Chapters

Ales Pushkin
Curator, Painter, Performer
Belarus

Born on August 6, 1965, Ales Pushkin was a prominent Belarusian artist and former political prisoner whose bold artistic expressions and activism made him a key figure in the fight for freedom of expression in Belarus. Tragically, he died in custody on 11 July 2023.

Ales Pushkin was arrested on March 30, 2021, by officers of the Interior Ministry in the village of Žyličy, following a previous raid on his home just days earlier. He was implicated in charges related to the “desecration of state symbols” and “incitement to hatred,” stemming from his art that depicted Belarusian resistance figures. His most notable works included a controversial portrait of Yauhen Zhykhar, which the authorities mischaracterized as attempted rehabilitation of Nazism.

Despite facing severe repression for his art, including being sent for psychiatric evaluation and undergoing harsh treatment in custody, Pushkin remained unwavering in his beliefs. He was sentenced to five years in a maximum-security penal colony, where he staged a harrowing protest during his trial, revealing cuts on his abdomen in the shape of a cross. His actions symbolized the deep scars of repression inflicted upon Belarusian society.
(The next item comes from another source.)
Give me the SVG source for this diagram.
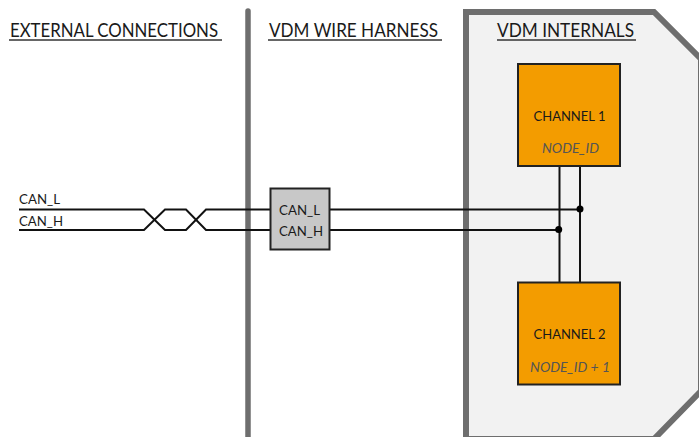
<svg xmlns="http://www.w3.org/2000/svg" width="699" height="437" viewBox="0 0 699 437">
<style>
text{font-family:"Lato","Open Sans",sans-serif;fill:#1a1a1a}
.h{font-size:19.500px}
.u{stroke:#333;stroke-width:1.5;fill:none}
.w{stroke:#111;stroke-width:2;fill:none}
.c{fill:#f39c00;stroke:#222;stroke-width:2}
.t{font-size:14px;text-anchor:middle}
.i{font-size:14px;text-anchor:middle;font-style:italic;fill:#555}
.s{font-size:14px}
</style>
<rect width="699" height="437" fill="#fff"/>
<g id="divider"><line x1="248" y1="11" x2="248" y2="437" stroke="#6e6e6e" stroke-width="5.500" stroke-linecap="round"/></g>
<g id="vdm-internals">
<path d="M466 439V12H654L701 59V391L654 439Z" fill="#f2f2f2" stroke="#6e6e6e" stroke-width="6"/>
<text class="h" x="497" y="37" textLength="137" lengthAdjust="spacingAndGlyphs">VDM INTERNALS</text>
<line class="u" x1="497" y1="40" x2="636" y2="40"/>
</g>
<g id="external-title"><text class="h" x="10" y="37" textLength="208" lengthAdjust="spacingAndGlyphs">EXTERNAL CONNECTIONS</text><line class="u" x1="9" y1="40" x2="222" y2="40"/></g>
<g id="harness-title"><text class="h" x="269" y="37" textLength="169" lengthAdjust="spacingAndGlyphs">VDM WIRE HARNESS</text><line class="u" x1="268" y1="40" x2="442" y2="40"/></g>
<g id="connectors">
<path class="w" d="M19 209.500H144L165 230H186L206 209.500H270M330 209.500H580"/>
<path class="w" d="M19 230H144L165 209.500H186L206 230H270M330 230H559"/>
<path class="w" d="M559.500 166V282M580 166V282"/>
<circle cx="580" cy="209" r="3.500" fill="#000"/>
<circle cx="558.700" cy="229.500" r="3.500" fill="#000"/>
</g>
<g id="label-can-l"><text class="s" x="19" y="204" textLength="41" lengthAdjust="spacingAndGlyphs">CAN_L</text></g>
<g id="label-can-h"><text class="s" x="19" y="225.500" textLength="44" lengthAdjust="spacingAndGlyphs">CAN_H</text></g>
<g id="harness-connector">
<rect x="270.500" y="188.500" width="59" height="61" fill="#c8c8c8" stroke="#222" stroke-width="2"/>
<text class="s" x="279" y="215" textLength="41" lengthAdjust="spacingAndGlyphs">CAN_L</text>
<text class="s" x="279" y="236" textLength="44" lengthAdjust="spacingAndGlyphs">CAN_H</text>
</g>
<g id="channel-1">
<rect class="c" x="518" y="64" width="102" height="102"/>
<text class="t" x="569.500" y="120.500" textLength="72" lengthAdjust="spacingAndGlyphs">CHANNEL 1</text>
<text class="i" x="570.500" y="153" textLength="57" lengthAdjust="spacingAndGlyphs">NODE_ID</text>
</g>
<g id="channel-2">
<rect class="c" x="518" y="282.500" width="102" height="102"/>
<text class="t" x="569.500" y="339" textLength="72" lengthAdjust="spacingAndGlyphs">CHANNEL 2</text>
<text class="i" x="570" y="371.500" textLength="80" lengthAdjust="spacingAndGlyphs">NODE_ID + 1</text>
</g>
</svg>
Pushkin’s fierce commitment to his craft was evident in his audacious performances. In 2021, shortly before his arrest, he presented “Manure for the President” at an exhibition in Kyiv, where he poured red paint over a modified portrait of Alexander Lukashenko, symbolizing blood and the suffering of the Belarusian people. This act of defiance echoed a similar performance he staged back in 1999, when he confronted the presidential administration with a wheelbarrow of manure, which led to a suspended sentence.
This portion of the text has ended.